Pemerintah Jepang menyetujui paket stimulus ekonomi komprehensif senilai US$140 miliar atau sekitar Rp2.230 triliun di saat negara itu berusaha menopang belanja konsumen di tengah kenaikan harga.

Paket tersebut, yang disahkan dalam rapat kabinet luar biasa pada Jumat (22/11/2024), mencakup subsidi untuk mengurangi dampak negatif dari kenaikan harga energi serta bantuan uang tunai bagi rumah tangga berpenghasilan rendah, mengingat pendapatan yang siap dibelanjakan (disposable income) kian terkikis oleh kenaikan harga.

Perdana Menteri Jepang Shigeru Ishiba mengatakan kepada para wartawan, pertumbuhan upah ‘diperlukan’ untuk mendukung ekspansi ekonomi yang lebih luas.

“Penting untuk diperhatikan bahwa bukan hanya masyarakat perkotaan, tetapi juga masyarakat pedesaan, yang seharusnya dapat merasakan harapan dan kebahagiaan,” kata Ishiba, seperti dikutip dari Nikkei Asia, Sabtu (23/11/2024).
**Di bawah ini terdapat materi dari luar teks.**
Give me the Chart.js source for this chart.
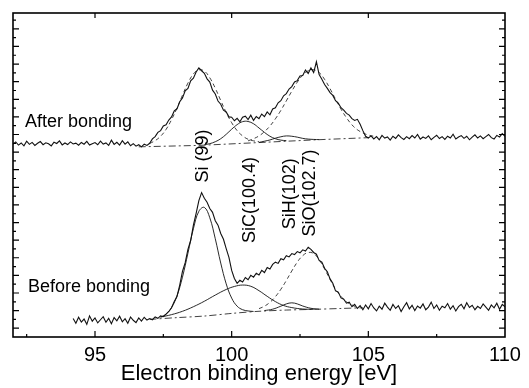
<!DOCTYPE html>
<html>
<head>
<meta charset="utf-8">
<script src="https://cdn.jsdelivr.net/npm/chart.js@4.4.1/dist/chart.umd.min.js"></script>
<style>
  html, body { margin: 0; padding: 0; background: #fff; }
</style>
</head>
<body>
<canvas id="chart" width="529" height="388"></canvas>
<script>
// ---------- data (intensity in arbitrary units) ----------
const E_STEP = 0.1;

// "After bonding" spectrum, 92.0 .. 110.0 eV
const AFTER_E0 = 92.0;
const afterCounts = [
  10.95, 11.08, 10.90, 11.02, 10.86, 11.12, 10.94, 11.05, 10.88, 11.00,
  11.10, 10.92, 11.03, 10.97, 10.85, 11.06, 10.99, 11.14, 10.91, 11.02,
  10.93, 11.08, 10.96, 11.01, 10.89, 11.05, 10.95, 11.11, 10.90, 10.98,
  11.04, 10.92, 11.12, 10.96, 11.02, 10.88, 11.18, 10.94, 11.06, 10.90,
  11.15, 10.95, 11.08, 10.86, 10.98, 10.84, 10.92, 10.80, 10.95, 10.88,
  11.00,
  11.25, 11.38, 11.62, 11.72, 11.98, 12.05, 12.32, 12.50, 12.84,
  12.96, 13.36, 13.58, 13.98, 14.12, 14.55, 14.70, 15.05, 15.28, 15.12,
  14.98, 14.66, 14.48, 14.02, 13.80, 13.40, 13.22, 12.88, 12.78, 12.50,
  12.48, 12.28, 12.42, 12.22, 12.48, 12.54, 12.35, 12.60, 12.30, 12.52,
  12.40, 12.66, 12.52, 12.78, 12.62, 12.95, 13.02, 13.30, 13.42, 13.70,
  13.82, 14.08, 14.22, 14.48, 14.56, 14.82, 14.85, 15.16, 14.96, 15.28,
  15.02, 15.63, 14.90, 14.64, 14.34, 14.12, 13.88, 13.72, 13.42, 13.28,
  13.02, 12.88, 12.70, 12.60, 12.40, 12.30, 12.36, 12.08, 11.72, 11.40,
  11.30,
  11.42, 11.25, 11.38, 11.20, 11.45, 11.30, 11.36, 11.18, 11.40, 11.28,
  11.48, 11.32, 11.22, 11.38, 11.26, 11.44, 11.30, 11.50, 11.24, 11.36,
  11.28, 11.42, 11.20, 11.34, 11.46, 11.27, 11.38, 11.22, 11.40, 11.30,
  11.52, 11.25, 11.36, 11.44, 11.28, 11.40, 11.20, 11.35, 11.48, 11.30,
  11.42, 11.26, 11.38, 11.50, 11.32, 11.24, 11.45, 11.36, 11.55, 11.40
];

// "Before bonding" spectrum, 94.2 .. 110.0 eV
const BEFORE_E0 = 94.2;
const beforeCounts = [
  1.05, 0.78, 1.12, 0.85, 1.02, 0.72, 1.20, 0.90, 1.08, 0.80,
  0.98, 1.15, 0.84, 1.06, 0.75, 1.10, 0.92, 1.18, 0.86, 1.04,
  0.78, 1.14, 0.95, 0.82, 1.08, 0.90, 1.12, 0.96, 1.05, 0.98,
  1.14, 1.06, 1.20, 1.15,
  1.30, 1.45, 1.66, 2.02, 2.30, 2.95, 3.72, 4.22, 4.98, 5.48,
  6.35, 7.02, 7.75, 8.20, 7.88, 7.65, 7.30, 7.08, 6.60, 6.35,
  5.88, 5.55, 5.02, 4.52, 3.78, 3.32, 3.05, 3.22, 3.12, 3.38,
  3.25, 3.50, 3.40, 3.62, 3.52, 3.78, 3.66, 3.95, 3.86, 4.12,
  4.25, 4.18, 4.45, 4.38, 4.62, 4.55, 4.74, 4.68, 4.85, 4.78,
  4.95, 4.88, 5.10, 4.98, 4.80, 4.70, 4.35, 4.25, 3.90, 3.70,
  3.30, 3.05, 2.62, 2.55, 2.22, 2.15, 1.92, 1.98, 1.72, 1.85,
  1.62,
  1.78, 1.55, 1.82, 1.60, 1.90, 1.65, 1.48, 1.75, 1.58, 1.92,
  1.70, 1.52, 1.85, 1.62, 1.78, 1.45, 1.72, 1.95, 1.60, 1.80,
  1.50, 1.76, 1.64, 1.88, 1.55, 1.70, 1.98, 1.62, 1.82, 1.52,
  1.75, 1.66, 1.90, 1.58, 1.78, 1.48, 1.72, 1.86, 1.60, 1.95,
  1.68, 1.80, 1.55, 1.74, 1.62, 1.88, 1.70, 1.52, 1.82, 1.66,
  1.92, 1.58, 1.85, 1.72
];

// fitted components, after bonding
const aBaseE = [96.6, 98.8, 100.7, 103.1, 105.0];
const aBaseY = [10.80, 10.88, 11.02, 11.20, 11.32];
const aSiE = [97.0, 97.2, 97.4, 97.6, 97.8, 98.0, 98.2, 98.4, 98.6, 98.8, 99.0, 99.2, 99.4, 99.6, 99.8, 100.0, 100.2, 100.4, 100.6, 100.8, 101.0];
const aSiY = [10.99, 11.15, 11.40, 11.79, 12.34, 13.00, 13.73, 14.42, 14.94, 15.17, 15.10, 14.72, 14.13, 13.43, 12.75, 12.17, 11.72, 11.42, 11.23, 11.14, 11.09];
const aSiCE = [99.0, 99.2, 99.4, 99.6, 99.8, 100.0, 100.2, 100.4, 100.6, 100.8, 101.0, 101.2, 101.4, 101.6, 101.8, 102.0];
const aSiCY = [10.92, 10.98, 11.09, 11.26, 11.51, 11.80, 12.06, 12.23, 12.24, 12.11, 11.87, 11.62, 11.40, 11.26, 11.18, 11.15];
const aSiHE = [101.0, 101.2, 101.4, 101.6, 101.8, 102.0, 102.2, 102.4, 102.6, 102.8, 103.0, 103.2];
const aSiHY = [11.05, 11.12, 11.19, 11.29, 11.37, 11.42, 11.40, 11.35, 11.28, 11.24, 11.22, 11.21];
const aSiOE = [100.6, 100.8, 101.0, 101.2, 101.4, 101.6, 101.8, 102.0, 102.2, 102.4, 102.6, 102.8, 103.0, 103.2, 103.4, 103.6, 103.8, 104.0, 104.2, 104.4, 104.6, 104.8, 105.0, 105.2];
const aSiOY = [11.14, 11.26, 11.42, 11.66, 11.98, 12.39, 12.87, 13.41, 13.96, 14.47, 14.87, 15.12, 15.18, 15.02, 14.63, 14.10, 13.51, 12.94, 12.45, 12.05, 11.77, 11.59, 11.47, 11.40];

// fitted components, before bonding
const bBaseE = [97.0, 98.0, 99.0, 100.0, 101.0, 102.0, 103.0, 104.0, 104.8];
const bBaseY = [1.00, 1.10, 1.19, 1.34, 1.46, 1.53, 1.57, 1.62, 1.66];
const bSiE = [97.4, 97.6, 97.8, 98.0, 98.2, 98.4, 98.6, 98.8, 99.0, 99.2, 99.4, 99.6, 99.8, 100.0, 100.2, 100.4, 100.6, 100.8];
const bSiY = [1.13, 1.30, 1.67, 2.34, 3.40, 4.76, 6.15, 7.14, 7.36, 6.77, 5.58, 4.20, 3.02, 2.21, 1.75, 1.55, 1.48, 1.45];
const bSiCE = [97.4, 97.8, 98.2, 98.6, 99.0, 99.4, 99.8, 100.1, 100.4, 100.7, 101.0, 101.3, 101.6, 101.9, 102.2, 102.6, 103.0];
const bSiCY = [1.13, 1.27, 1.46, 1.72, 2.03, 2.38, 2.70, 2.87, 2.95, 2.88, 2.63, 2.31, 2.01, 1.79, 1.67, 1.59, 1.57];
const bSiHE = [101.2, 101.5, 101.8, 102.0, 102.2, 102.4, 102.6, 102.9, 103.2];
const bSiHY = [1.50, 1.58, 1.75, 1.88, 1.94, 1.88, 1.76, 1.63, 1.58];
const bSiOE = [101.0, 101.2, 101.4, 101.6, 101.8, 102.0, 102.2, 102.4, 102.6, 102.8, 103.0, 103.2, 103.4, 103.6, 103.8, 104.0, 104.2, 104.4, 104.6];
const bSiOY = [1.61, 1.75, 1.97, 2.29, 2.71, 3.21, 3.75, 4.25, 4.62, 4.80, 4.74, 4.39, 3.86, 3.27, 2.72, 2.31, 2.00, 1.82, 1.68];

// axes
const xTickValues = [95, 100, 105, 110];
const xTickLabels = ['95', '100', '105', '110'];
const xTopTicks = [95, 100, 105];
const xMinorTicks = [92.5, 97.5, 102.5, 107.5];
const yMajorTicks = [0.5, 1.5, 2.5, 3.5, 4.5, 5.5, 6.5, 7.5, 8.5, 9.5, 10.5, 11.5, 12.5, 13.5, 14.5, 15.5, 16.5, 17.5];
const yMinorTicks = [1, 2, 3, 4, 5, 6, 7, 8, 9, 10, 11, 12, 13, 14, 15, 16, 17, 18];

// text annotations
const curveLabels = [
  {text: 'After bonding', x: 92.44, y: 11.9, rot: false},
  {text: 'Before bonding', x: 92.55, y: 2.56, rot: false},
  {text: 'Si (99)', x: 98.95, y: 10.28, rot: true},
  {text: 'SiC(100.4)', x: 100.67, y: 7.78, rot: true},
  {text: 'SiH(102)', x: 102.13, y: 8.13, rot: true},
  {text: 'SiO(102.7)', x: 102.87, y: 8.18, rot: true}
];

// ---------- helpers ----------
const FONT = '"Liberation Sans", Arial, Helvetica, sans-serif';
const spectrum = (e0, ys) => ys.map((y, i) => ({x: +(e0 + i * E_STEP).toFixed(2), y}));
const points = (xs, ys) => xs.map((x, i) => ({x, y: ys[i]}));

function lineDs(data, opts) {
  return Object.assign({
    data, borderColor: '#111', borderWidth: 1.1, pointRadius: 0, fill: false, tension: 0
  }, opts || {});
}
const DASH = [4, 3];
const DASHDOT = [7, 3, 2, 3];

// inward ticks, frame and labels
const framePlugin = {
  id: 'frame',
  afterDatasetsDraw(chart) {
    const {ctx, chartArea: a, scales: {x, y}} = chart;
    ctx.save();
    ctx.strokeStyle = '#000';
    ctx.lineWidth = 1.6;
    ctx.strokeRect(a.left, a.top, a.right - a.left, a.bottom - a.top);
    ctx.lineWidth = 1.2;
    ctx.beginPath();
    yMajorTicks.forEach(v => {
      const py = y.getPixelForValue(v);
      ctx.moveTo(a.left, py); ctx.lineTo(a.left + 6, py);
      ctx.moveTo(a.right, py); ctx.lineTo(a.right - 6, py);
    });
    yMinorTicks.forEach(v => {
      const py = y.getPixelForValue(v);
      if (py <= a.top + 1) return;
      ctx.moveTo(a.left, py); ctx.lineTo(a.left + 3, py);
      ctx.moveTo(a.right, py); ctx.lineTo(a.right - 3, py);
    });
    xTickValues.forEach(v => {
      const px = x.getPixelForValue(v);
      if (px >= a.right - 1) return;
      ctx.moveTo(px, a.bottom); ctx.lineTo(px, a.bottom - 6);
    });
    xTopTicks.forEach(v => {
      const px = x.getPixelForValue(v);
      ctx.moveTo(px, a.top); ctx.lineTo(px, a.top + 5);
    });
    xMinorTicks.forEach(v => {
      const px = x.getPixelForValue(v);
      ctx.moveTo(px, a.bottom); ctx.lineTo(px, a.bottom - 3);
    });
    ctx.stroke();

    ctx.fillStyle = '#000';
    ctx.font = '18px ' + FONT;
    curveLabels.forEach(l => {
      const px = x.getPixelForValue(l.x), py = y.getPixelForValue(l.y);
      if (l.rot) {
        ctx.save();
        ctx.translate(px, py);
        ctx.rotate(-Math.PI / 2);
        ctx.textAlign = 'center';
        ctx.textBaseline = 'middle';
        ctx.fillText(l.text, 0, 0);
        ctx.restore();
      } else {
        ctx.textAlign = 'left';
        ctx.textBaseline = 'alphabetic';
        ctx.fillText(l.text, px, py);
      }
    });
    ctx.restore();
  }
};

new Chart(document.getElementById('chart'), {
  type: 'line',
  data: {
    datasets: [
      lineDs(spectrum(AFTER_E0, afterCounts)),
      lineDs(spectrum(BEFORE_E0, beforeCounts)),
      lineDs(points(aBaseE, aBaseY), {borderWidth: 0.8, borderDash: DASHDOT}),
      lineDs(points(aSiE, aSiY), {borderWidth: 0.8, borderDash: DASH, tension: 0.4}),
      lineDs(points(aSiCE, aSiCY), {borderWidth: 0.9, tension: 0.4}),
      lineDs(points(aSiHE, aSiHY), {borderWidth: 0.9, tension: 0.4}),
      lineDs(points(aSiOE, aSiOY), {borderWidth: 0.8, borderDash: DASH, tension: 0.4}),
      lineDs(points(bBaseE, bBaseY), {borderWidth: 0.8, borderDash: DASHDOT, tension: 0.3}),
      lineDs(points(bSiE, bSiY), {borderWidth: 0.9, tension: 0.4}),
      lineDs(points(bSiCE, bSiCY), {borderWidth: 0.9, tension: 0.4}),
      lineDs(points(bSiHE, bSiHY), {borderWidth: 0.9, tension: 0.4}),
      lineDs(points(bSiOE, bSiOY), {borderWidth: 0.8, borderDash: DASH, tension: 0.4})
    ]
  },
  options: {
    responsive: false,
    animation: false,
    devicePixelRatio: 1,
    layout: {padding: {left: 13, right: 24, top: 13, bottom: 0}},
    plugins: {legend: {display: false}, tooltip: {enabled: false}},
    scales: {
      x: {
        type: 'linear', min: 92, max: 110,
        grid: {display: false, drawTicks: false},
        border: {display: false},
        afterBuildTicks: s => { s.ticks = xTickValues.map(v => ({value: v})); },
        afterFit: s => { s.height = 51; },
        ticks: {
          autoSkip: false, maxRotation: 0, padding: 6, color: '#000',
          font: {family: FONT, size: 20},
          callback: v => xTickLabels[xTickValues.indexOf(v)]
        },
        title: {
          display: true, text: 'Electron binding energy [eV]', color: '#000',
          font: {family: FONT, size: 22}, padding: {top: 0, bottom: 1}
        }
      },
      y: {
        type: 'linear', min: 0, max: 18.4, display: false
      }
    }
  },
  plugins: [framePlugin]
});
</script>
</body>
</html>
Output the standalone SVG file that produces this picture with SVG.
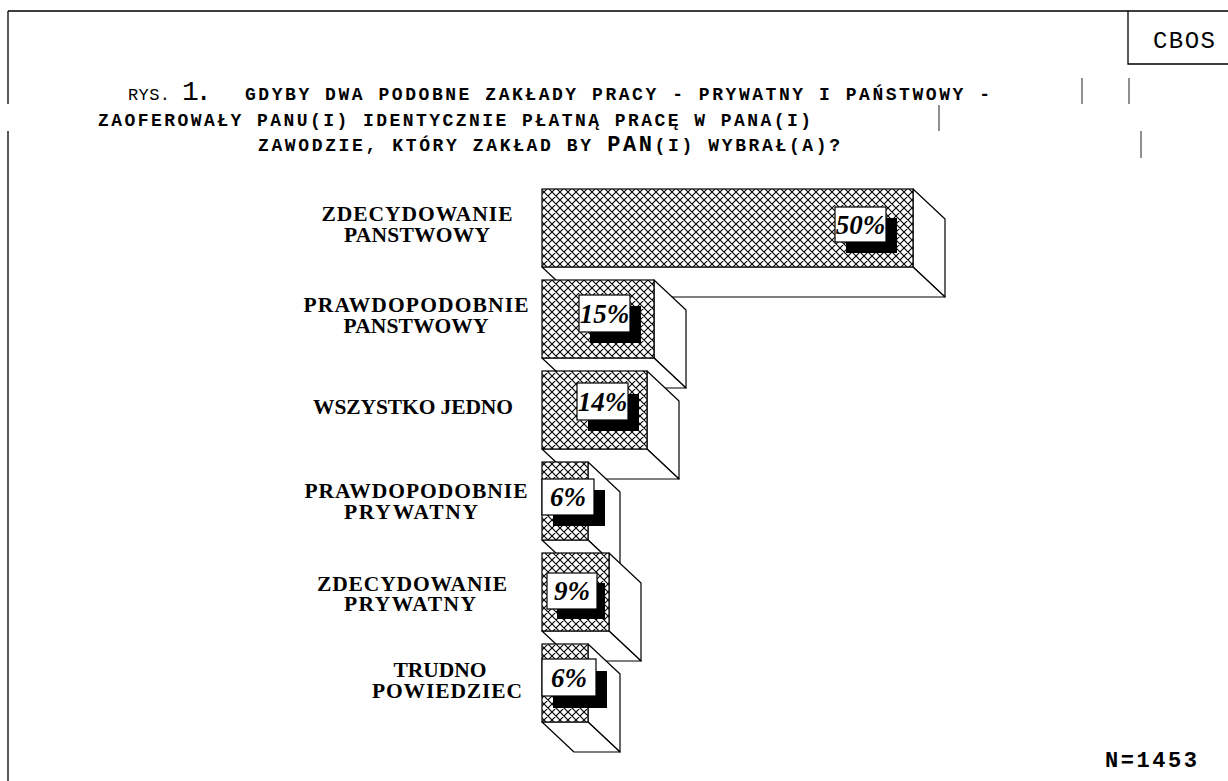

Paket stimulus ini diproyeksikan akan menurunkan harga-harga konsumen sekitar 0,3 poin persentase, sekaligus meningkatkan Produk Domestik Bruto (PDB) yang disesuaikan terhadap inflasi Jepang sebesar 1,2 poin persentase secara tahunan, ungkap Kantor Kabinet Jepang.

Untuk mendanai paket tersebut, pemerintahan Ishiba akan mencoba meloloskan anggaran tambahan senilai 13,9 triliun yen untuk periode tahun fiskal yang berakhir Maret 2025, dalam sidang parlemen luar biasa yang akan diadakan pada Kamis (28/11/2024) mendatang.

Dalam paket stimulus tersebut, pemerintahan Ishiba juga berjanji akan menaikkan ambang batas pendapatan bebas pajak, setelah menyerah pada tuntutan dari partai oposisi, yang suaranya dibutuhkan oleh koalisi berkuasa untuk mengamankan pengesahan sebuah anggaran tambahan.

Sebelumnya pada pekan ini, koalisi berkuasa antara Partai Demokratik Liberal dan mitranya, yakni Partai Komeito, yang kehilangan suara mayoritas dalam pemilihan umum bulan lalu, menerima permintaan dari Partai Demokratik untuk Rakyat, yang kecil namun berpengaruh, untuk menaikkan tingkat pendapatan bebas pajak dari 1,03 juta yen yang berlaku saat ini guna meningkatkan konsumsi.

Kekhawatiran Kritikus

Namun, para kritikus khawatir hal ini akan kurangi pendapatan pajak hingga triliunan yen dan meningkatkan tumpukan utang Jepang yang besar, setara dengan lebih dari 200 persen dari produk domestik bruto (PDB).

Tekanan pada keuangan publik Jepang akan meningkat dengan meningkatnya jumlah pensiunan. Selain itu, jumlah orang yang bekerja dan membayar ke kas negara yang diproyeksikan akan turun.

Ekonom SMBC Nikko Securities Yoshimasa Maruyama menuturkan, Bank Sentral Jepang akan terus menaikkan suku bunga, dan utang jumbo akan semakin membebani.

“Pemotongan pajak harus disertai dengan sumber pendapatan permanen untuk mengisi kesenjangan,” tulis Maruyama.

PM Ishiba telah berjanji untuk merevitalisasi daerah pedesaan yang tertekan dan untuk mengatasi ‘kedaruratan yang tenang’ dari populasi Jepang yang menyusut dengan langkah-langkah untuk mendukung keluarga seperti jam kerja yang fleksibel.

Ke depannya, para pebisnis khawatir kebutuhan untuk mendapatkan dukungan dari partai oposisi berarti Ishiba akan menghindari reformasi yang diperlukan untuk meningkatkan daya saing Jepang.

Ada juga kekhawatiran pemerintah dapat menekan Bank of Japan untuk memperlambat kenaikan suku bunga, bahkan jika ini menyebabkan yen yang lebih lemah.